Dive Brief:
- Between 2014 and 2020, software installation accounted for 91% of cyber espionage-related breaches, according to Verizon's 2020 Cyber Espionage Report and Data Breach Investigations Report (DBIR). Across other kinds of breaches, software installation was only present in 43% of incidents.
- To qualify as a cyber espionage campaign, the incident has to have a combination of a data breach and provocation by an outside threat actor in an unauthorized fashion, said John Grim, distinguished architect, head of Research, Development, Innovation at Verizon Threat Research Advisory Center, during the SANS Institute Cyber Threat Intelligence Summit Thursday.
- It takes a matter of days to execute a compromise in more than one-quarter of cyber espionage campaigns, according to the report. Only 4% take months. By comparison, the time to compromise for 70% of all other breaches is minutes.
Dive Insight:
Cyber espionage breaches are one of the most difficult types of compromises to respond and recover from — as industry is seeing play out in the SolarWinds hack.
When the initial compromise is complete, 30% of espionage threat actors exfiltrate the data in a matter of minutes. For all other types of breaches, data exfiltration is nearly evenly split between minutes (38%) and days (37%).
"They're looking to gain access to heavily defended environments, they're moving low and slow," before exiting a network undetected, said Grim.
Half of cyber espionage breaches are found because companies identified suspicious activity. Less than one-quarter of espionage cases are found via antivirus solutions and only 7% of cases are found by an emergency response team. Law enforcement and fraud detection typically uncover other types of breaches, according to Verizon.
Finding suspicious activity is dependent on whether a company has Endpoint Detection and Response (EDR) and Managed Detection and Response (MDR) tools, and the talent to distinguish if the issue is malicious or rooted in an operational problem, said Grim.

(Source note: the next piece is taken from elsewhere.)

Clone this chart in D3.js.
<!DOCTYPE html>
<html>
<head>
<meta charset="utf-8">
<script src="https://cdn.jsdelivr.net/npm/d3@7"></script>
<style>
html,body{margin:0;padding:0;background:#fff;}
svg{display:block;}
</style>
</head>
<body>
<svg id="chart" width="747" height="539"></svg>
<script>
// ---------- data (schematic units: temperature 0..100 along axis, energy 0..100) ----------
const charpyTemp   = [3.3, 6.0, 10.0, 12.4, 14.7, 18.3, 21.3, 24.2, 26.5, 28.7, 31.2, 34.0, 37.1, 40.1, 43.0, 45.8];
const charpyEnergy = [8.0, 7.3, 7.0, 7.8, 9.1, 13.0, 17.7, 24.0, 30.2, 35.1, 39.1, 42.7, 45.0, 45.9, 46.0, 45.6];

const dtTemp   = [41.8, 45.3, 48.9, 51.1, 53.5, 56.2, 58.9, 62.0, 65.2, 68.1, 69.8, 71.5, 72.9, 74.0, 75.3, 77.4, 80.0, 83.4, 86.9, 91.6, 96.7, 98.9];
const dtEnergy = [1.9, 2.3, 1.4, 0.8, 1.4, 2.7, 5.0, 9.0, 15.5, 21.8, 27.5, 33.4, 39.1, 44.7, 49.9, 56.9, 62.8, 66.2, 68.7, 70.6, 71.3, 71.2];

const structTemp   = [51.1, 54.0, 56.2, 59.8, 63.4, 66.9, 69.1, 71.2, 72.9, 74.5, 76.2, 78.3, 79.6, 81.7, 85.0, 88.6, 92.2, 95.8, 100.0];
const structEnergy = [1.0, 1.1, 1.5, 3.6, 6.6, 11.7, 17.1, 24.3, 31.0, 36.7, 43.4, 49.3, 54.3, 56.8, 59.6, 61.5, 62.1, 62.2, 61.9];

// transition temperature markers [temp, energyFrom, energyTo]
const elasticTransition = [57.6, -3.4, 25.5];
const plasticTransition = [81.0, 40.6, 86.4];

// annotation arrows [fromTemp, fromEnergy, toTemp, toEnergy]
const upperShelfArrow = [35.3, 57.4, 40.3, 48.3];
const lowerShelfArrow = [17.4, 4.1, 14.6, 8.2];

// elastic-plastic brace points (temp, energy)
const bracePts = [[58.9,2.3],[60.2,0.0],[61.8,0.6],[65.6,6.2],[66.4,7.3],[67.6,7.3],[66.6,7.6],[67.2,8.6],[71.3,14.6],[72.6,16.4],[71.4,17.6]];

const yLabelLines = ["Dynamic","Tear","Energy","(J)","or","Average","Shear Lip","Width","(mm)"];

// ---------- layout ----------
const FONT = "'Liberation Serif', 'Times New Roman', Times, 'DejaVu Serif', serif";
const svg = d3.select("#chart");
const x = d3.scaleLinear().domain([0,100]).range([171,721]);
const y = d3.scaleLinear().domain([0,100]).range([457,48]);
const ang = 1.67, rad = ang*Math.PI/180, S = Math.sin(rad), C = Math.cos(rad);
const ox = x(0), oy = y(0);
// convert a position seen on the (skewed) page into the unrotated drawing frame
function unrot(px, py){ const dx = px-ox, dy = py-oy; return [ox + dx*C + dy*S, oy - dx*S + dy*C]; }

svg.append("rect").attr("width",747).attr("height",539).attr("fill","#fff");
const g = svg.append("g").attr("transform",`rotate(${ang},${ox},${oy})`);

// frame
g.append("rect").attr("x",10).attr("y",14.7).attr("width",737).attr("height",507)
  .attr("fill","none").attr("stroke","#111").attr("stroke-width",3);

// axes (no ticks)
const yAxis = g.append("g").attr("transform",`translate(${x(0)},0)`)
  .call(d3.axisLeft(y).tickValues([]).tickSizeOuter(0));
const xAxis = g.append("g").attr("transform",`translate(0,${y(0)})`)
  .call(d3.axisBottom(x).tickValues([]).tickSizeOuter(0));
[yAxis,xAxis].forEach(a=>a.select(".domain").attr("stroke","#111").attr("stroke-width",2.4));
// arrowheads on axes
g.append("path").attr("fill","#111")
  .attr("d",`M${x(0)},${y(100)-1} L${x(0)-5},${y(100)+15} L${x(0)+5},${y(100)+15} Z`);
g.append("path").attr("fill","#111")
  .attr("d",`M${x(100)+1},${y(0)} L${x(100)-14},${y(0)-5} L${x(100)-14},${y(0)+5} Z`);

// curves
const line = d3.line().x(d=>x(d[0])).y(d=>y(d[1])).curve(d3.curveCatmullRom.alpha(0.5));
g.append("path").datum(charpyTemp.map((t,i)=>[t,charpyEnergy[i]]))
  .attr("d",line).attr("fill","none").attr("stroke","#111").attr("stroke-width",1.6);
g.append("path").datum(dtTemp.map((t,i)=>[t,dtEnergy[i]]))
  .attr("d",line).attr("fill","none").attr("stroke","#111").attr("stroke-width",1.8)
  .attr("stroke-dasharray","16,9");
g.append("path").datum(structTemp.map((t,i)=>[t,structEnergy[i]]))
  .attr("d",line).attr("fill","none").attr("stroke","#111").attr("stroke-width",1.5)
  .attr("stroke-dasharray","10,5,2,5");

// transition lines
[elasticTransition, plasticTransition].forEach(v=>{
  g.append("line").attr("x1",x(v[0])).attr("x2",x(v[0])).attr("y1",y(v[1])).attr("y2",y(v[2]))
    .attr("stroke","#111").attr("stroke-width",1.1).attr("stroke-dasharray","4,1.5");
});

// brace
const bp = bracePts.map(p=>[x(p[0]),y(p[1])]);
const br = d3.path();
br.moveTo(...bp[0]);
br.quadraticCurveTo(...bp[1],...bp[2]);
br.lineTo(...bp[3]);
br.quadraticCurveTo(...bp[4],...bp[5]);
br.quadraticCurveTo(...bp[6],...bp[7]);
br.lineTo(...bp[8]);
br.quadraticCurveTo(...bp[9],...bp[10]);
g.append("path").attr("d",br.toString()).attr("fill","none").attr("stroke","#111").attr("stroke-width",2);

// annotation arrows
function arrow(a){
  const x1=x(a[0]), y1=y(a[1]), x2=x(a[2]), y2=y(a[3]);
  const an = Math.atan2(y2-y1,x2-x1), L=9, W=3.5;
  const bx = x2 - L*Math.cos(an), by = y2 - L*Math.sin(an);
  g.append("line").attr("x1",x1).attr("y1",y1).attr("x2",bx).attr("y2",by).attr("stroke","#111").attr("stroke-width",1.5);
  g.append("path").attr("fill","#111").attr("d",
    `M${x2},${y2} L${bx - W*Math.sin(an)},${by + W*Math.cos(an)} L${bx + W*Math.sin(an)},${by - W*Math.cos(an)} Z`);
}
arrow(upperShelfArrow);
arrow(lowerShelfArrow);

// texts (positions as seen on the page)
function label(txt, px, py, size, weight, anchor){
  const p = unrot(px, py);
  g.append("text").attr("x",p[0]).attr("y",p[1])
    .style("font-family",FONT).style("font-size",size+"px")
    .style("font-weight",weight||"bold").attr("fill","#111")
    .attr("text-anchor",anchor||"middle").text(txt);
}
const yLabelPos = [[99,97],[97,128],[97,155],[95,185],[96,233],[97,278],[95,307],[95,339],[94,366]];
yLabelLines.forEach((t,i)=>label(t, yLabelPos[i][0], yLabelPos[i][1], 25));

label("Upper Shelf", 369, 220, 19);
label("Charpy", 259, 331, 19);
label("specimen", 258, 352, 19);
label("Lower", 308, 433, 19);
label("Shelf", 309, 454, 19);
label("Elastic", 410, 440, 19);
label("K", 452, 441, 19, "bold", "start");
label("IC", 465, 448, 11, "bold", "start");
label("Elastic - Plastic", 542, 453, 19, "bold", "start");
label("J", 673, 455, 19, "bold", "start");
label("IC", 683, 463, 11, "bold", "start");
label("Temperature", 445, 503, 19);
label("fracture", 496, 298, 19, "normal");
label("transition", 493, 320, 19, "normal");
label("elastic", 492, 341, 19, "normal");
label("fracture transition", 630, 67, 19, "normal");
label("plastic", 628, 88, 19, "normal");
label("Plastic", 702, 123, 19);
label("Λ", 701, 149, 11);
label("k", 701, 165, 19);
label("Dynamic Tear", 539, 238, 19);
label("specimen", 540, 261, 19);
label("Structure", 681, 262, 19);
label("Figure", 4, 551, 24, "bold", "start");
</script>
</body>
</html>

Breach-related attributes are modeled after the CIA triad of confidentiality, integrity and availability. Cyber espionage breaches and all other breaches have 100% confidentiality attributes, and 95% of cyber espionage breaches also have impact on integrity, according to Verizon. All other breaches only have 56% integrity attribution.
Software installation speaks to the integrity attribution of breaches, whereas trade secrets or credentials are confidentiality-related. That kind of data is "probably harder to define, harder to monitor. You may not be able to define it in terms of your rules," Grim said. The data is "less tangible," in terms of personally identifiable information (PII), payment card industry (PCI) and protected health information (PHI) data.
Unlike regulated data which typically has regulatory compliance, where cybercriminals would try to exchange it for money, "we wouldn't expect to see stolen cyber espionage-related data being sold on the dark web, we wouldn't expect that at all," said Grim. "We'd expect that to be a closed loop, where the threat actors are keeping that data to themselves for their specific objectives."